Tudo isso pode parecer um delírio, porém, não vemos nada mais coerente com a crença, que é a minha, de que a única revolução que vale realmente a pena, e de que desesperadamente carecemos, é uma revolução cultural.

----------------

Referência básica: JORGE JAIME, História da filosofia no Brasil, v. IV, Petrópolis, Vozes, 2002.

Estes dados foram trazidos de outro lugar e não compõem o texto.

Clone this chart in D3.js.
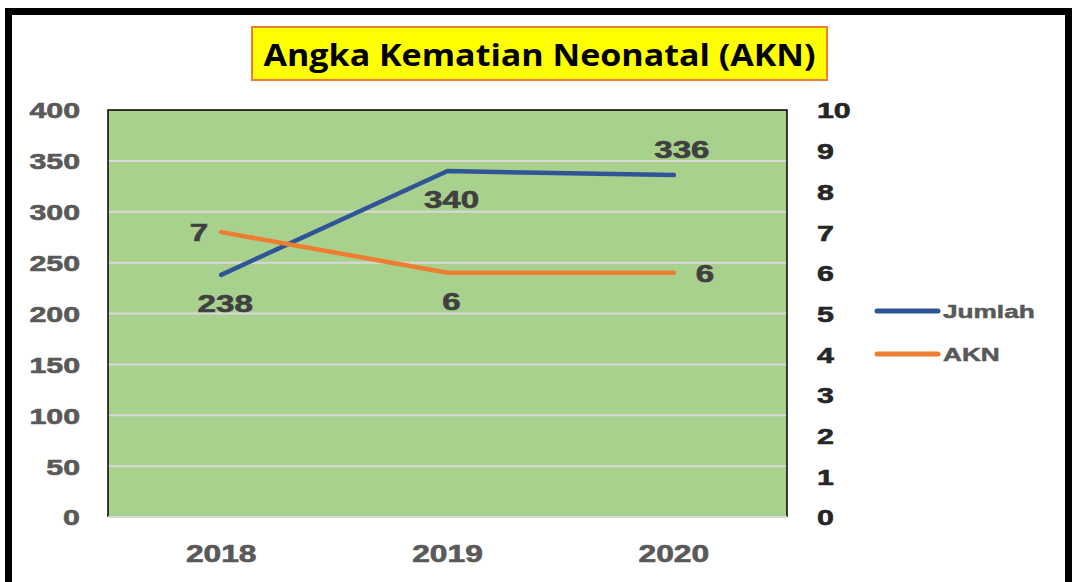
<!DOCTYPE html>
<html>
<head>
<meta charset="utf-8">
<script src="https://cdn.jsdelivr.net/npm/d3@7"></script>
<style>
  body { margin: 0; background: #fff; }
  svg text { font-family: "Liberation Sans", Arial, sans-serif; font-weight: bold; }
</style>
</head>
<body>
<svg id="chart" width="1075" height="582"></svg>
<script>
// data
var years = ["2018", "2019", "2020"];
var jumlah = [238, 340, 336];
var akn = [7, 6, 6];
var leftTicks = [0, 50, 100, 150, 200, 250, 300, 350, 400];
var rightTicks = [0, 1, 2, 3, 4, 5, 6, 7, 8, 9, 10];
var seriesNames = ["Jumlah", "AKN"];
var titleText = "Angka Kematian Neonatal (AKN)";

// layout
var plot = { left: 108, right: 787, top: 110, bottom: 517 };
var stretch = 1.38; // the picture is stretched wide
var colors = { Jumlah: "#2F5597", AKN: "#ED7D31" };
var labelPos = { Jumlah: ["below", "below", "above"], AKN: ["left", "below", "right"] };

var svg = d3.select("#chart");

// outer frame
svg.append("rect").attr("x", 8.5).attr("y", 11.5).attr("width", 1060).attr("height", 620)
  .attr("fill", "none").attr("stroke", "#000").attr("stroke-width", 7);

// title box
svg.append("rect").attr("x", 252).attr("y", 27).attr("width", 575).attr("height", 53)
  .attr("fill", "#FFFF00").attr("stroke", "#ED7D31").attr("stroke-width", 2);
svg.append("text").attr("x", 539.5).attr("y", 66).attr("text-anchor", "middle")
  .attr("textLength", 552).attr("lengthAdjust", "spacingAndGlyphs")
  .style("font-family", "'Open Sans', 'Noto Sans', sans-serif").style("font-size", "30px")
  .attr("fill", "#000").text(titleText);

// scales
var x = d3.scalePoint().domain(years).range([plot.left, plot.right]).padding(0.5);
var yL = d3.scaleLinear().domain([0, 400]).range([plot.bottom, plot.top]);
var yR = d3.scaleLinear().domain([0, 10]).range([plot.bottom, plot.top]);

// plot background
svg.append("rect").attr("x", plot.left).attr("y", plot.top)
  .attr("width", plot.right - plot.left).attr("height", plot.bottom - plot.top).attr("fill", "#A9D18E");

// gridlines
svg.append("g").selectAll("line").data(leftTicks.filter(d => d < 400)).join("line")
  .attr("x1", plot.left).attr("x2", plot.right)
  .attr("y1", d => yL(d)).attr("y2", d => yL(d))
  .attr("stroke", "#D9D9D9").attr("stroke-width", 2);

// plot border (top, left, right)
svg.append("path")
  .attr("d", "M" + plot.left + "," + plot.bottom + "V" + plot.top + "H" + plot.right + "V" + plot.bottom)
  .attr("fill", "none").attr("stroke", "#000").attr("stroke-width", 1.5);

// axes
function stretchText(sel, anchor, dx) {
  sel.selectAll("text").attr("text-anchor", anchor)
    .attr("x", dx / stretch).attr("transform", "scale(" + stretch + ",1)");
}
var gL = svg.append("g").attr("transform", "translate(" + plot.left + ",0)")
  .call(d3.axisLeft(yL).tickValues(leftTicks).tickSize(0));
gL.select(".domain").remove();
gL.selectAll("text").style("font-size", "22px").attr("fill", "#595959").attr("dy", "0.36em")
  .attr("stroke", "#595959").attr("stroke-width", 0.6);
stretchText(gL, "end", -28);

var gR = svg.append("g").attr("transform", "translate(" + plot.right + ",0)")
  .call(d3.axisRight(yR).tickValues(rightTicks).tickSize(0));
gR.select(".domain").remove();
gR.selectAll("text").style("font-size", "22px").attr("fill", "#262626").attr("dy", "0.36em")
  .attr("stroke", "#262626").attr("stroke-width", 0.6);
stretchText(gR, "start", 30);

var gB = svg.append("g").attr("transform", "translate(0," + plot.bottom + ")")
  .call(d3.axisBottom(x).tickSize(0));
gB.select(".domain").remove();
gB.selectAll("text").style("font-size", "23px").attr("fill", "#595959").attr("y", 45).attr("dy", 0)
  .attr("stroke", "#595959").attr("stroke-width", 0.6);
gB.selectAll(".tick text").attr("transform", "scale(" + stretch + ",1)").attr("x", 0).attr("text-anchor", "middle");
gB.selectAll(".tick").attr("transform", d => "translate(" + x(d) + ",0)");

// bottom axis line
svg.append("line").attr("x1", plot.left).attr("x2", plot.right)
  .attr("y1", plot.bottom).attr("y2", plot.bottom).attr("stroke", "#D9D9D9").attr("stroke-width", 2);

// lines
var series = [
  { name: "Jumlah", values: jumlah, y: yL },
  { name: "AKN", values: akn, y: yR }
];
var line = d3.line();
svg.append("g").selectAll("path").data(series).join("path")
  .attr("d", s => line(s.values.map((v, i) => [x(years[i]), s.y(v)])))
  .attr("fill", "none").attr("stroke", s => colors[s.name]).attr("stroke-width", 4.5)
  .attr("stroke-linecap", "round").attr("stroke-linejoin", "round");

// data labels
var offs = { below: [4, 37, "middle"], above: [8, -17, "middle"], left: [-13, 9, "end"], right: [22, 9, "start"] };
series.forEach(s => {
  svg.append("g").selectAll("text").data(s.values).join("text")
    .attr("transform", (v, i) => {
      var o = offs[labelPos[s.name][i]];
      return "translate(" + (x(years[i]) + o[0]) + "," + (s.y(v) + o[1]) + ") scale(" + stretch + ",1)";
    })
    .attr("text-anchor", (v, i) => offs[labelPos[s.name][i]][2])
    .style("font-size", "24px").attr("fill", "#404040")
    .attr("stroke", "#404040").attr("stroke-width", 0.6).text(v => v);
});

// legend
var leg = svg.append("g").selectAll("g").data(seriesNames).join("g")
  .attr("transform", (d, i) => "translate(877," + (311 + i * 43) + ")");
leg.append("line").attr("x1", 0).attr("x2", 61).attr("y1", 0).attr("y2", 0)
  .attr("stroke", d => colors[d]).attr("stroke-width", 5).attr("stroke-linecap", "round");
leg.append("text").attr("transform", "translate(66,0) scale(" + stretch + ",1)")
  .attr("dy", "0.36em").style("font-size", "19px").attr("fill", "#595959")
  .attr("stroke", "#595959").attr("stroke-width", 0.5).text(d => d);
</script>
</body>
</html>
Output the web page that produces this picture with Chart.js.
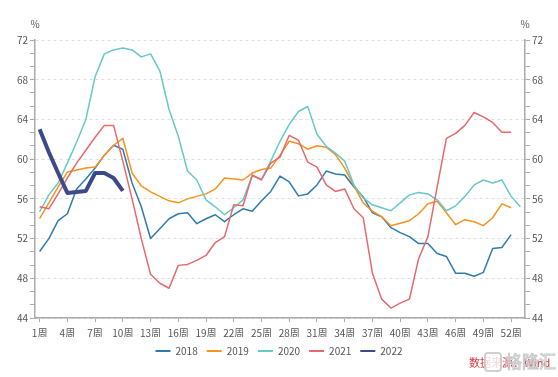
<!DOCTYPE html>
<html lang="zh">
<head>
<meta charset="UTF-8">
<title>开工率周度对比</title>
<script src="https://cdn.jsdelivr.net/npm/chart.js"></script>
<style>
  html, body { margin: 0; padding: 0; background: #fff; }
  #wrap { width: 558px; height: 377px; position: relative; }
</style>
</head>
<body>
<div id="wrap"><canvas id="myChart" width="558" height="377"></canvas></div>
<script>
// weeks 1..53
const weeks = [];
for (let i = 1; i <= 53; i++) weeks.push(i + '周');

const y2018 = [50.7, 52.0, 53.8, 54.5, 57.0, 58.0, 59.1, 60.4, 61.4, 61.0,
  57.6, 55.2, 52.0, 53.0, 54.0, 54.5, 54.6, 53.5, 54.0, 54.4,
  53.7, 54.4, 55.0, 54.75, 55.8, 56.75, 58.3, 57.7, 56.3, 56.5,
  57.4, 58.8, 58.5, 58.4, 57.2, 56.2, 54.6, 54.2, 53.1, 52.6,
  52.2, 51.5, 51.5, 50.5, 50.2, 48.5, 48.5, 48.2, 48.6, 51.0,
  51.1, 52.4];
const y2019 = [54.0, 55.6, 57.2, 58.7, 58.9, 59.1, 59.2, 60.4, 61.4, 62.1,
  58.6, 57.3, 56.7, 56.25, 55.8, 55.6, 56.0, 56.25, 56.5, 57.0,
  58.1, 58.0, 57.9, 58.6, 58.95, 59.1, 60.4, 61.8, 61.55, 61.0,
  61.35, 61.2, 60.45, 59.1, 57.3, 55.6, 54.75, 54.2, 53.3, 53.55,
  53.8, 54.5, 55.5, 55.75, 54.6, 53.4, 53.9, 53.7, 53.3, 54.1,
  55.5, 55.1];
const y2020 = [54.7, 56.4, 57.6, 59.6, 61.7, 64.0, 68.3, 70.6, 71.0, 71.2,
  71.0, 70.3, 70.6, 68.9, 65.0, 62.3, 58.8, 57.9, 55.9, 55.2,
  54.4, 55.1, 55.9, 58.3, 58.0, 59.8, 61.8, 63.5, 64.8, 65.3,
  62.5, 61.3, 60.6, 59.8, 57.4, 56.1, 55.4, 55.1, 54.8, 55.6,
  56.4, 56.65, 56.5, 55.9, 54.8, 55.3, 56.25, 57.4, 57.9, 57.6,
  57.9, 56.25, 55.2];
const y2021 = [55.2, 55.0, 56.5, 58.1, 59.6, 60.9, 62.2, 63.4, 63.4, 59.8,
  56.0, 52.0, 48.4, 47.5, 47.0, 49.3, 49.4, 49.8, 50.3, 51.6,
  52.2, 55.4, 55.3, 58.4, 57.9, 59.6, 60.2, 62.4, 61.9, 59.7,
  59.2, 57.4, 56.75, 57.0, 55.0, 54.1, 48.5, 45.9, 45.0, 45.5,
  45.9, 50.0, 52.2, 57.2, 62.1, 62.6, 63.4, 64.7, 64.25, 63.7,
  62.7, 62.7];
const y2022 = [63.0, 60.7, 58.6, 56.6, 56.7, 56.8, 58.6, 58.6, 58.1, 56.8];

const yTicks = [44, 48, 52, 56, 60, 64, 68, 72];

const font = '"Noto Sans CJK SC", "Noto Sans", sans-serif';
const textColor = '#555';
const axisColor = '#aaa';

// major ticks every 4, two minor ticks between
function buildYTicks(axis) {
  const t = [];
  for (let i = 0; i < yTicks.length; i++) {
    t.push({ value: yTicks[i], major: true });
    if (i < yTicks.length - 1) {
      const step = (yTicks[i + 1] - yTicks[i]) / 3;
      t.push({ value: yTicks[i] + step });
      t.push({ value: yTicks[i] + 2 * step });
    }
  }
  axis.ticks = t;
}

function yAxis(position) {
  return {
    position: position,
    min: 44,
    max: 72,
    afterBuildTicks: buildYTicks,
    afterFit: (s) => { s.width = position === 'left' ? 35 : 33; },
    border: { display: true, color: axisColor, width: 1.5, dash: [3, 3] },
    grid: {
      drawOnChartArea: position === 'left',
      color: (c) => (c.tick && c.tick.major) ? '#dedede' : 'rgba(0,0,0,0)',
      tickColor: axisColor,
      tickLength: 5,
      lineWidth: 1,
      tickBorderDash: []
    },
    ticks: {
      padding: 2,
      color: textColor,
      font: { family: font, size: 10 },
      autoSkip: false,
      callback: (v, i, ticks) => ticks[i].major ? Math.round(v) : ''
    }
  };
}

const series = [
  { label: '2018', data: y2018, color: '#2f7bb1', width: 1.5 },
  { label: '2019', data: y2019, color: '#f7931e', width: 1.5 },
  { label: '2020', data: y2020, color: '#68c8c6', width: 1.5 },
  { label: '2021', data: y2021, color: '#e8696b', width: 1.5 },
  { label: '2022', data: y2022, color: '#3d4a8a', width: 4 }
];

const extraText = {
  id: 'extraText',
  afterDraw(chart) {
    const ctx = chart.ctx;
    const area = chart.chartArea;
    ctx.save();
    ctx.fillStyle = textColor;
    ctx.font = '10px ' + font;
    ctx.textAlign = 'center';
    ctx.textBaseline = 'middle';
    ctx.fillText('%', area.left, 24);
    ctx.fillText('%', area.right, 24);
    // source note + watermark
    ctx.textAlign = 'left';
    ctx.fillStyle = '#d9363e';
    ctx.font = '11px ' + font;
    ctx.fillText('数据来源：Wind', 469, 363);
    ctx.globalAlpha = 0.8;
    ctx.fillStyle = '#fff';
    ctx.fillRect(484, 352, 18, 20);
    ctx.strokeStyle = '#c4c4c4';
    ctx.lineWidth = 2;
    ctx.beginPath();
    ctx.roundRect(485, 353, 16, 18, 3);
    ctx.stroke();
    ctx.font = '17px ' + font;
    ctx.lineWidth = 1;
    ctx.fillStyle = 'rgba(255,255,255,0.85)';
    ctx.strokeStyle = '#bdbdbd';
    ctx.fillText('格隆汇', 505, 362);
    ctx.strokeText('格隆汇', 505, 362);
    ctx.restore();
  }
};

const ctx = document.getElementById('myChart').getContext('2d');
const myChart = new Chart(ctx, {
  type: 'line',
  data: {
    labels: weeks,
    datasets: series.map((s, i) => ({
      label: s.label,
      data: s.data,
      borderColor: s.color,
      backgroundColor: s.color,
      borderWidth: s.width,
      pointRadius: 0,
      tension: 0,
      fill: false,
      borderJoinStyle: 'round',
      order: series.length - 1 - i
    }))
  },
  options: {
    responsive: false,
    animation: false,
    devicePixelRatio: 1,
    layout: { padding: { top: 40, bottom: 11, left: 0, right: 0 } },
    plugins: {
      tooltip: { enabled: false },
      legend: {
        position: 'bottom',
        labels: {
          usePointStyle: true,
          pointStyle: 'line',
          pointStyleWidth: 15,
          padding: 9,
          color: textColor,
          font: { family: font, size: 10 },
          sort: (a, b) => a.datasetIndex - b.datasetIndex,
          generateLabels: (chart) => Chart.defaults.plugins.legend.labels.generateLabels(chart)
            .map(l => Object.assign(l, { lineWidth: 2 }))
        }
      }
    },
    scales: {
      x: {
        offset: true,
        afterFit: (s) => { s.height = 19; },
        border: { display: true, color: axisColor, width: 1.5 },
        grid: {
          offset: false,
          drawOnChartArea: false,
          tickLength: 4,
          color: (c) => (c.index % 3 === 0 && c.index < 52) ? axisColor : 'rgba(0,0,0,0)'
        },
        ticks: {
          autoSkip: false,
          maxRotation: 0,
          padding: 5,
          color: textColor,
          font: { family: font, size: 10 },
          callback: function (v, i) {
            return (i % 3 === 0 && i < 52) ? this.getLabelForValue(v) : '';
          }
        }
      },
      y: yAxis('left'),
      y2: yAxis('right')
    }
  },
  plugins: [extraText]
});
</script>
</body>
</html>
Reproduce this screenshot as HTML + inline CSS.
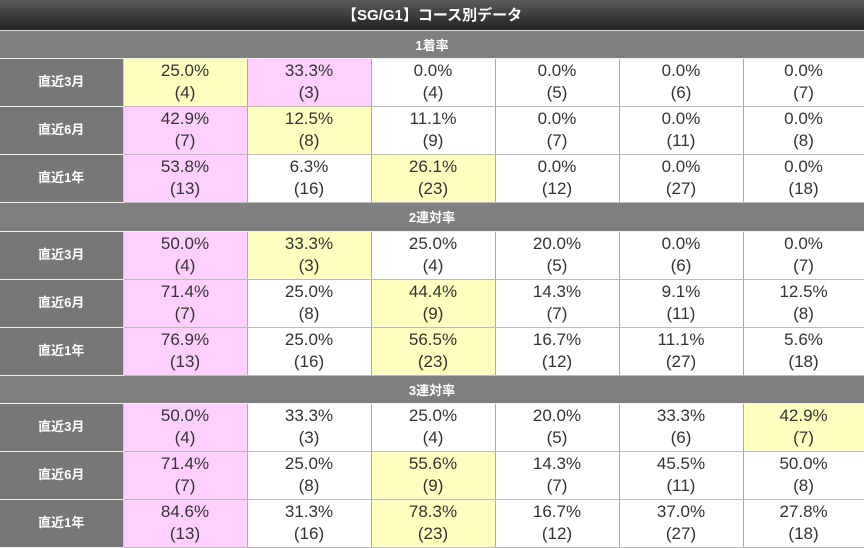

Nasceu em 1933, na cidade do Rio de Janeiro, já publicou três livros de enorme densidade e significação: Lógica Ressuscitada, A Lógica da diferença e Filosofia da Cultura – Brasil, luxo ou originalidade. A partir de então pode ser considerado um dos mais importantes filósofos contemporâneos, seja pela profundidade, seja pela extensão dos efeitos revolucionários de seu pensamento. Explica-se: o epicentro de seu labor filosófico está na lógica. Faz um mapeamento geral das lógicas da tradição; caracteriza-as por princípios estritamente operatórios e homogêneos; valendo-se de um formalismo de êxito já consagrado na mecânica quântica, determina os respectivos valores de verdade; dá contornos precisos ao que denomina lógica da diferença (incorporando definitivamente o pensar inconsciente ao universo das lógicas); por fim, nos desvela uma nova lógica, a hiperdialética, síntese das lógicas da identidade e de duas diferenças independentes e irredutíveis, lógica imprescindível para que se possa pensar as coisas e os processos humanos em sua real complexidade, vale dizer, para além do cientificismo ora reinante. Após este imenso trabalho de esclarecimento e síntese no terreno da lógica, Sampaio formula uma precisa antropologia filosófica (um passo além da concepção estruturalista lévi-straussiana) e redesenha uma conseqüente história da cultura, em cujo prolongamento se abre, ancho e luminoso, o espaço para a emergência de um novo pensamento utópico; há certamente um lugar de vida e esperança para lá da cultura cínica científica moderna. A revolução lógica operada por Sampaio tem efeitos marcantes sobre os fundamentos de praticamente todos os saberes estabelecidos: na matemática, na física, na cosmologia, na epistemologia, na psicologia, na economia, mesmo na teologia (que começa agora onde justamente se esgota a hiperdialética mundana) e a cada dia que passa é mais um campo do conhecimento que recebe o impacto de seu pensar raro, porque deveras seminal.